Third Annual Report on Orphans and Vulnerable Children in Developing Countries Released
Source: U.S. Agency for International Development
The U.S. Government released today a report on assistance to highly vulnerable children in developing countries, U.S. Government and Partners: Working Together on a Comprehensive, Coordinated and Effective Response to Highly Vulnerable Children.
Seven federal departments and agencies – Agriculture, Defense, Health and Human Services, Labor, State, Peace Corps, and USAID – provided approximately $5 billion to assist highly vulnerable children and families in FY 2008.

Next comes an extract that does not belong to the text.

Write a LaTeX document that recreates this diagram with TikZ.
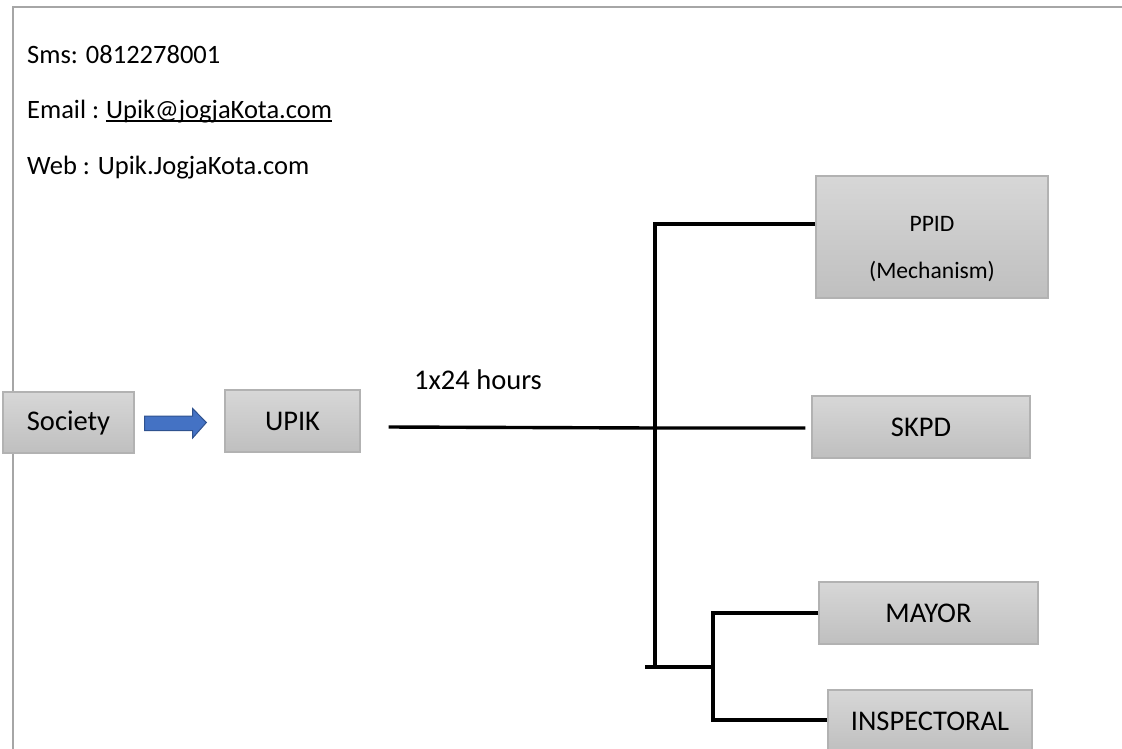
\documentclass[tikz,border=0pt]{standalone}
\usepackage{fontspec}
\setmainfont{Carlito}
\usetikzlibrary{calc}
\definecolor{frameg}{RGB}{166,166,166}
\definecolor{boxtop}{RGB}{215,215,215}
\definecolor{boxbot}{RGB}{191,191,191}
\definecolor{boxline}{RGB}{178,178,178}
\definecolor{arrfill}{RGB}{68,114,196}
\definecolor{arrline}{RGB}{47,82,143}
\begin{document}
\begin{tikzpicture}[x=1pt,y=-1pt,
  graybox/.style={draw=boxline,line width=1.3pt,top color=boxtop,bottom color=boxbot,
    inner sep=0pt,font=\fontsize{28.5}{34}\selectfont,align=center},
  infotext/.style={anchor=base west,inner sep=0pt,font=\fontsize{26.5}{32}\selectfont},
  conn/.style={line width=3.4pt,black}]
\useasboundingbox (0,0) rectangle (1122,748);
\clip (0,0) rectangle (1122,748);
% frame
\draw[frameg,line width=2pt] (13,750) -- (13,7) -- (1124,7);
% info texts
\node[infotext] (sms) at (27,63) {Sms: 0812278001};
\node[infotext] (emaillbl) at (27,118) {Email :};
\node[infotext] (email) at ([xshift=6.5pt]emaillbl.base east) {Upik@jogjaKota.com};
\draw[black,line width=1.4pt] ([yshift=-3pt]email.base west) -- ([yshift=-3pt]email.base east);
\node[infotext] (web) at (27,174) {Web : Upik.JogjaKota.com};
% boxes
\node[graybox,minimum width=131pt,minimum height=61pt] (soc) at (68.5,422.5) {Society};
\node[graybox,minimum width=135pt,minimum height=62pt] (upik) at (292.5,421) {UPIK};
\node[graybox,minimum width=232pt,minimum height=122pt,
  label={[inner sep=0pt,yshift=-12pt,align=center,font=\fontsize{23.6}{47}\selectfont]center:{PPID\\(Mechanism)}}] (ppid) at (932,237) {};
\node[graybox,minimum width=218pt,minimum height=62pt] (skpd) at (921,427) {SKPD};
\node[graybox,minimum width=219pt,minimum height=62pt] (mayor) at (928.5,613) {MAYOR};
\node[graybox,minimum width=204pt,minimum height=62pt] (insp) at (930,721) {INSPECTORAL};
% block arrow Society -> UPIK
\draw[arrline,fill=arrfill,line width=1pt]
  ($(soc.east)+(10,-6.5)$) -- ($(soc.east)+(58,-6.5)$) -- ($(soc.east)+(58,-14)$)
  -- ($(upik.west)+(-18,1.5)$) -- ($(soc.east)+(58,15.5)$) -- ($(soc.east)+(58,8)$)
  -- ($(soc.east)+(10,8)$) -- cycle;
% label
\node[anchor=base west,inner sep=0pt,font=\fontsize{28.5}{34}\selectfont] (hours) at (414,389) {1x24 hours};
% connectors
\coordinate (start) at ($(upik.east)+(28,6)$);
\coordinate (vtop) at (655,224);
\coordinate (vmid) at (655,428);
\coordinate (vbot) at (655,668);
\coordinate (tickl) at (645,667);
\coordinate (v2mid) at (713,667);
\coordinate (v2top) at (713,613);
\coordinate (v2bot) at (713,720);
\draw[conn] (start) -- (vmid) -- ($(skpd.west)+(-6,1)$);
\draw[conn] (ppid.west |- vtop) -- (vtop) -- (vbot);
\draw[conn] (tickl) -- (v2mid);
\draw[conn] (mayor.west) -- (v2top) -- (v2bot) -- (insp.west |- v2bot);
\end{tikzpicture}
\end{document}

However, according to the report, the situation for children worldwide remains deeply distressing. The global economic crisis is making more children vulnerable and constraining the availability of resources to help them. The report offers a sobering statistical summary of the effects of poverty, bad governance, conflict, disaster and disease on children. For example, an estimated:
- 428,000,000 children are living in extreme poverty;
- 150,000,000 girls have experienced sexual abuse;
- 163,000,000 children have lost one or both parents;
- 18,300,000 children have lost both parents;
- 2,000,000 children are in institutional care;
- 218,000,000 children are engaged in various forms of labor; and
- 1,800,000 children are engaged in prostitution and pornography.
The majority of children who are refugees, internally displaced, living on the streets or in institutions, associated with armed groups, vulnerable to trafficking and child labor, or suffering the effects of HIV/AIDS tend to have one thing in common: extreme poverty. The report asserts that poverty is a more consistent predictor of children’s vulnerability than orphanhood.
The report provides recent data and research findings on orphans and orphanhood. Surveys show that the vast majority of the estimated163 million orphans worldwide in 2008 live with a surviving parent or kin. Orphans are defined by the UN as children who have lost one or both parents.